Taney is clearly stating that the case is dismissed because of lack of Article III jurisdiction.

posted at 6/16/2004 3:06 PM 

By Blogger Xrlq:

"Taney is clearly stating that the case is dismissed because of lack of Article III jurisdiction."Partly, but he relied more on the substantive question of whether or not non-citizens had various privileges or immunities (including but not limited to the right to sue or be sued) than on the jurisdictional defects per se. Do you really think the court would have ruled in Mr. Scott's favor if the original suit had been brought in state rather than federal court?

In any event, the Article III problem here is lack of diversity jurisdiction, not standing. Money quote:

"The declaration is in the form usually adopted in that State to try questions of this description, and contains the averment necessary to give the court jurisdiction; that he and the defendant are citizens of different States; that is, that he is a citizen of Missouri, and the defendant a citizen of New York."

posted at 6/16/2004 6:46 PM 

By Blogger Calico Cat:

Well, going back to what I originally wrote, I see that I did say that Dredd Scott had no standing, which is wrong.

Dredd Scott had "standing" but the Court still dismissed the case because it lacked jurisdiction on other grounds.

In both cases, the actual merits of the case weren't decided because the Court concluded that it had no authority to hear the case under Article III, although the doctrines were different.

You should have just said that in the first place instead of insisting that jurisdictional issues have nothing to do with Dredd Scott.

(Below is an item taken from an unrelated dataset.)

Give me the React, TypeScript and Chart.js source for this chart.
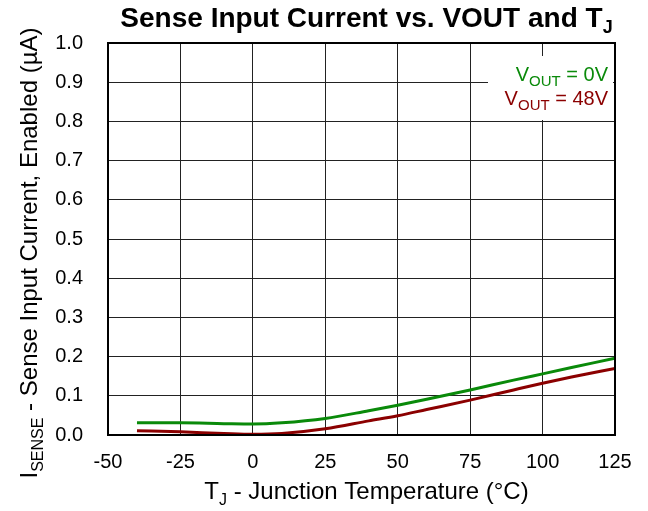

Maybe I should print a retraction.

posted at 6/16/2004 10:45 PM 

By Blogger Xrlq:

I would think so, seeing as the jurisdictional issue in Dred Scott had nothing to do with the standing doctrine, or any other doctrine ruled on in the Newdow case. They weren't even all that central to Scott, as the court makes clear a slave had none of the substantive rights he sought, either. If the case had worked its way through the state courts, there would have been no jurisdictional issues under Article III or any other federal law, but trust me, Scott would have lost anyway.

Last and least, it's "Dred" Scott, not "Dredd." Perhaps you're confusing him with Judge Dredd?

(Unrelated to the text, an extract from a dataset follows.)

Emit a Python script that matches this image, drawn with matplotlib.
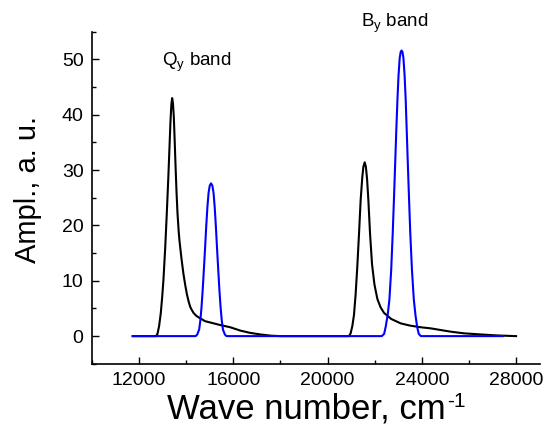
import matplotlib
matplotlib.use("Agg")
from matplotlib import pyplot as plt
from matplotlib.ticker import MultipleLocator

plt.rcParams['font.family'] = ['Liberation Sans', 'DejaVu Sans']
plt.rcParams['mathtext.fontset'] = 'custom'
plt.rcParams['mathtext.rm'] = 'Liberation Sans'

# black spectrum
black_x = [11730, 12600, 12723, 12780, 12850, 12923, 12980, 13035, 13110, 13177,
           13240, 13290, 13330, 13370, 13404, 13440, 13476, 13510, 13546, 13590,
           13631, 13680, 13716, 13800, 13885, 13960, 14029, 14100, 14170, 14240,
           14311, 14420, 14523, 14800, 15446, 15872, 16297, 16700, 17148, 17600,
           18000, 20800,
           20906, 20978, 21050, 21120, 21190, 21262, 21340, 21404, 21475, 21520,
           21575, 21625, 21674, 21731, 21801, 21886, 21990, 22114, 22250, 22395,
           22700, 23105, 23500, 23956, 24382, 24800, 25233, 25800, 26510, 27200,
           28000]
black_y = [0, 0, 0, 0.4, 1.8, 4.2, 7, 10.2, 16, 22.2,
           28.5, 34, 38.5, 41.8, 43, 42, 39.5, 35.5, 31, 26,
           22.2, 19, 17.2, 14, 11.2, 9.2, 7.6, 6.3, 5.3, 4.7,
           4.2, 3.7, 3.4, 2.7, 2.0, 1.6, 1.0, 0.6, 0.3, 0.08,
           0, 0,
           0, 0.5, 1.8, 3.8, 7.5, 12.6, 19, 24.6, 28.8, 30.6,
           31.4, 30.6, 28.5, 24.6, 18.6, 13, 9.3, 6.7, 5.2, 4.2,
           3.1, 2.3, 1.9, 1.6, 1.4, 1.1, 0.8, 0.5, 0.3, 0.12,
           0]

# blue spectrum
blue_x = [11730, 14400, 14470, 14550, 14600, 14650, 14700, 14750, 14800, 14850,
          14900, 14950, 15000, 15055, 15110, 15160, 15210, 15260, 15310, 15360,
          15410, 15460, 15510, 15560, 15640, 15710, 22300,
          22400, 22467, 22550, 22624, 22700, 22765, 22815, 22864, 22915, 22965,
          23010, 23060, 23100, 23140, 23180, 23220, 23270, 23315, 23360, 23410,
          23460, 23510, 23580, 23660, 23730, 23800, 23870, 23960, 27440]
blue_y = [0, 0, 0.3, 1.2, 2.8, 5.2, 8.3, 12, 15.8, 19.8,
          23.3, 25.9, 27.2, 27.6, 27.2, 25.9, 23.3, 19.8, 15.8, 12,
          8.3, 5.2, 2.8, 1.2, 0.3, 0, 0,
          0.4, 1.7, 3.8, 6.6, 12, 18.6, 24.5, 30.6, 37, 42.7,
          47, 50.2, 51.3, 51.6, 51.3, 50.2, 47, 42.7, 37, 30.6,
          24.5, 18.6, 12, 6.6, 3.8, 1.7, 0.4, 0, 0]

x_ticks = [12000, 16000, 20000, 24000, 28000]
y_ticks = [0, 10, 20, 30, 40, 50]

fig = plt.figure(figsize=(5.44, 4.28), dpi=100)
ax = fig.add_axes([0.169, 0.150, 0.823, 0.776])

ax.plot(black_x, black_y, color='black', lw=1.5)
ax.plot(blue_x, blue_y, color='#0000ff', lw=1.5)

ax.set_xlim(10000, 29000)
ax.set_ylim(-5, 55)
ax.set_xticks(x_ticks)
ax.set_yticks(y_ticks)
ax.xaxis.set_minor_locator(MultipleLocator(2000))
ax.yaxis.set_minor_locator(MultipleLocator(5))
ax.tick_params(which='both', direction='in', width=1, labelsize=14, pad=6)
ax.tick_params(which='major', length=5)
ax.tick_params(which='minor', length=3)
ax.spines['top'].set_visible(False)
ax.spines['right'].set_visible(False)
ax.spines['left'].set_linewidth(1.2)
ax.spines['bottom'].set_linewidth(1.2)

# x label with a hyphen superscript, as in the original
ax.set_xlabel('Wave number, cm', fontsize=25, labelpad=0, ha='left')
ax.xaxis.set_label_coords(0.1675, -0.085)
fig.text(447 / 544, 1 - 407 / 428, '-1', fontsize=15)
ax.set_ylabel('Ampl., a. u.', fontsize=21, labelpad=14)
ax.yaxis.label.set_y(0.525)

ax.text(12979, 48.8, r'$\mathrm{Q_y}$ band', fontsize=13.5)
ax.text(21404, 55.8, r'$\mathrm{B_y}$ band', fontsize=13.5, clip_on=False)

plt.savefig('out.png')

posted at 6/17/2004 10:28 AM 

By Blogger Calico Cat:

Maybe I'm confusing him with the Grateful Dredd, or the Dreddlocked Bob Marley.

Your point is noted, it's spelled "Dred". Dumb spelling mistakes like this will continue to occur because I don't have an editor.

Spelling errors are even more likely when I'm writing comments. Expect them.

In Dred Scott, the plaintiff was a slave who was transported from Missouri to a free state and then back to Missouri. Did his travel to a free state mean he was freed from slavery, and no longer a slave in Missouri? Justice Taney said the Court couldn't decide that because there was no jurisdiciton. Dred Scott claimed that he had diversity jurisdiction. That he was a citizen of Missouri and the defendant a citizen of New York. Justice Taney said there was no diversity jurisdiction because slaves are not citizens in Missouri. So the real merits of the case were not decided.

posted at 6/17/2004 10:52 AM 

By Blogger kissmegritzs101:

NO! you dumb butts, its spelled "dredd Scott" not "dred" learn your history, not your english.

posted at 10/28/2004 10:46 PM 

By Blogger abeauvais:

Dred Scott v. Sandford
19 Howard 393 (1857)
Although the U.S. Circuit Court for the District of Missouri's representative's last name was correctly spelled Sanford, it was placed on the books mispelled and never corrected. Spelling v. Grammar, case dismissed!